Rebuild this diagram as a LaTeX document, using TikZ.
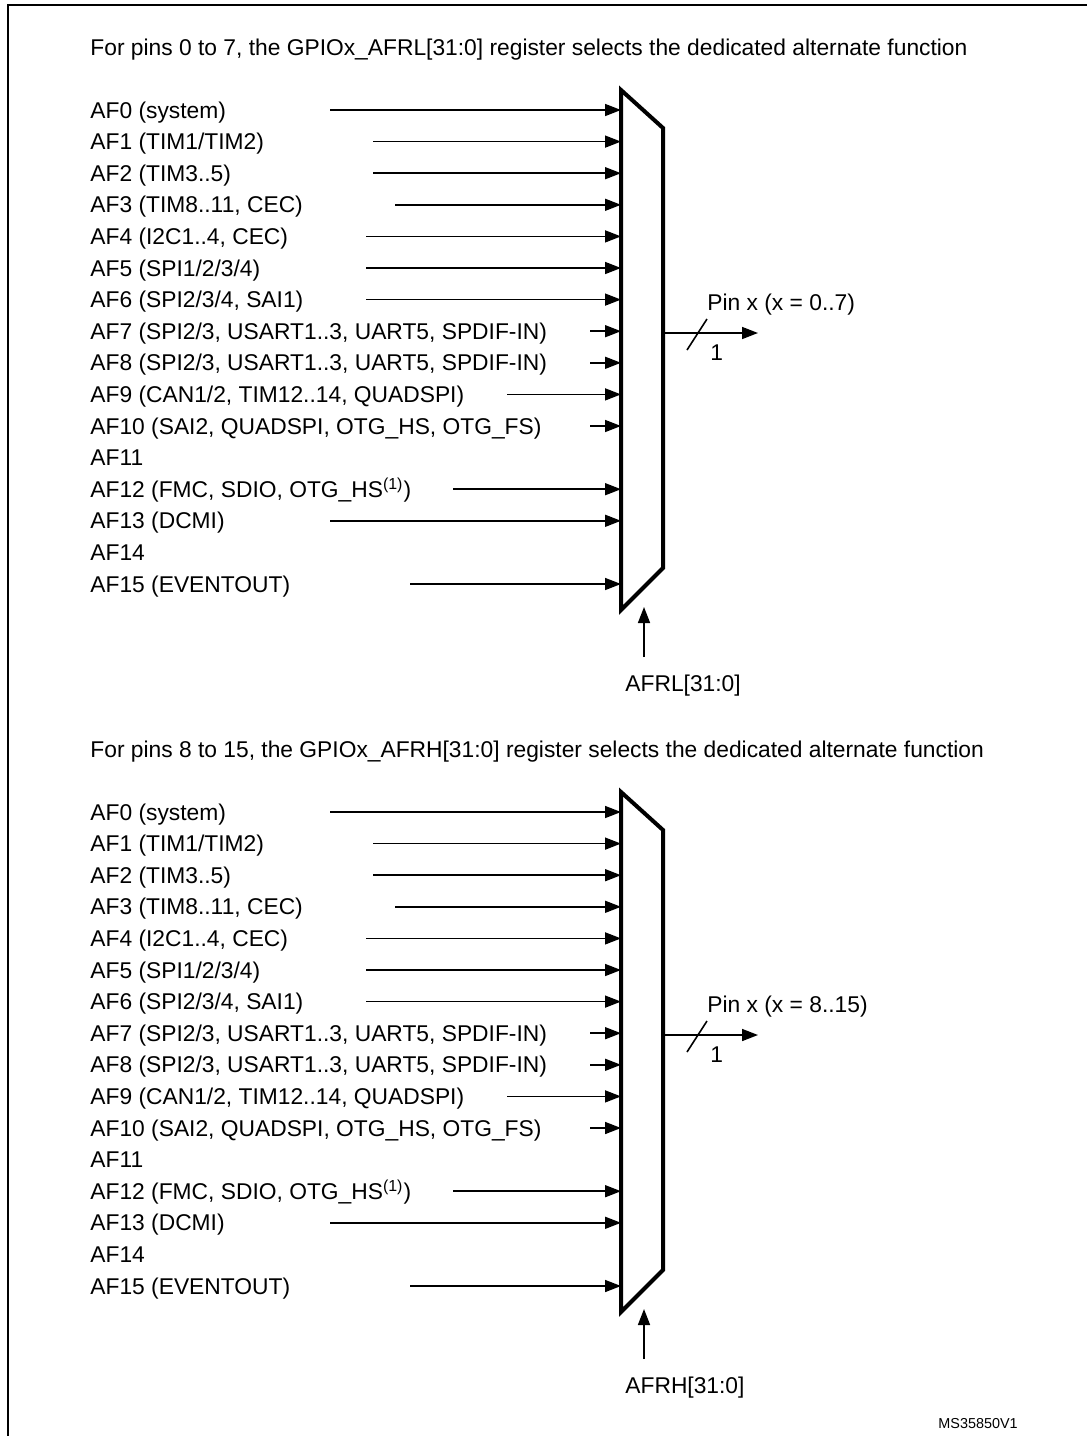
\documentclass[tikz,border=0pt]{standalone}
\usepackage{fontspec}
\setmainfont{Liberation Sans}
\usetikzlibrary{arrows.meta}
\tikzset{
  lbl/.style={anchor=base west,inner sep=0pt,font=\fontsize{11.4}{14}\selectfont},
  arr/.style={line width=0.8pt,-{Triangle[length=8pt,width=6pt]}},
  muxline/.style={line width=2pt,line join=miter},
}
\begin{document}
\begin{tikzpicture}[x=0.5pt,y=-0.5pt]
\useasboundingbox (0,0) rectangle (1087,1436);

% frame
\draw[line width=1pt] (8,1440) -- (8,5) -- (1090,5);

\foreach \off/\lo/\hi/\reg/\pins in {0/0/7/AFRL/0..7, 702/8/15/AFRH/8..15}
{
\begin{scope}[shift={(0,\off)}]
\node[lbl] (title) at (90,55) {For pins \lo{} to \hi, the GPIOx\_\reg[31:0] register selects the dedicated alternate function};

% inputs
\foreach \i/\txt in {0/{AF0 (system)},1/{AF1 (TIM1/TIM2)},2/{AF2 (TIM3..5)},
  3/{AF3 (TIM8..11, CEC)},4/{AF4 (I2C1..4, CEC)},5/{AF5 (SPI1/2/3/4)},
  6/{AF6 (SPI2/3/4, SAI1)},7/{AF7 (SPI2/3, USART1..3, UART5, SPDIF-IN)},
  8/{AF8 (SPI2/3, USART1..3, UART5, SPDIF-IN)},9/{AF9 (CAN1/2, TIM12..14, QUADSPI)},
  10/{AF10 (SAI2, QUADSPI, OTG\_HS, OTG\_FS)},11/{AF11},
  12/{AF12 (FMC, SDIO, OTG\_HS\textsuperscript{(1)})},13/{AF13 (DCMI)},14/{AF14},
  15/{AF15 (EVENTOUT)}}
  \node[lbl] (af\i) at (90,118+31.6*\i) {\txt};
\foreach \i/\xs in {0/330,1/373,2/373,3/395,4/366,5/366,6/366,7/590,8/590,
  9/507,10/590,12/453,13/330,15/410}
  {\coordinate (s\i) at (\xs,110+31.6*\i);
  \coordinate (e\i) at (621,110+31.6*\i);
  \draw[arr] (s\i) -- (e\i);}

% multiplexer
\draw[muxline] (621,90) -- (663,128) -- (663,568) -- (621,610) -- cycle;

% output
\coordinate (oin) at (663,333);
\coordinate (oout) at (758,333);
\draw[arr] (oin) -- (oout);
\draw[line width=0.8pt] (687,350) -- (707,319);
\node[lbl] (width) at (710,360) {1};
\node[lbl] (pin) at (707,310) {Pin x (x = \pins)};

% select
\coordinate (sel) at (644,657);
\coordinate (selt) at (644,607);
\draw[arr] (sel) -- (selt);
\node[lbl] (regname) at (625,691) {\reg[31:0]};
\end{scope}
}

\node[anchor=base west,inner sep=0pt,font=\fontsize{7.2}{9}\selectfont] (ref) at (938,1428) {MS35850V1};
\end{tikzpicture}
\end{document}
+--
**Written exercise:**
Pictures are excluded: retype only the lines from the beginning of the listing above through the line with "(title) at (90,55)", both included.

**Written solution:**
Rebuild this diagram as a LaTeX document, using TikZ.
\documentclass[tikz,border=0pt]{standalone}
\usepackage{fontspec}
\setmainfont{Liberation Sans}
\usetikzlibrary{arrows.meta}
\tikzset{
  lbl/.style={anchor=base west,inner sep=0pt,font=\fontsize{11.4}{14}\selectfont},
  arr/.style={line width=0.8pt,-{Triangle[length=8pt,width=6pt]}},
  muxline/.style={line width=2pt,line join=miter},
}
\begin{document}
\begin{tikzpicture}[x=0.5pt,y=-0.5pt]
\useasboundingbox (0,0) rectangle (1087,1436);

% frame
\draw[line width=1pt] (8,1440) -- (8,5) -- (1090,5);

\foreach \off/\lo/\hi/\reg/\pins in {0/0/7/AFRL/0..7, 702/8/15/AFRH/8..15}
{
\begin{scope}[shift={(0,\off)}]
\node[lbl] (title) at (90,55) {For pins \lo{} to \hi, the GPIOx\_\reg[31:0] register selects the dedicated alternate function};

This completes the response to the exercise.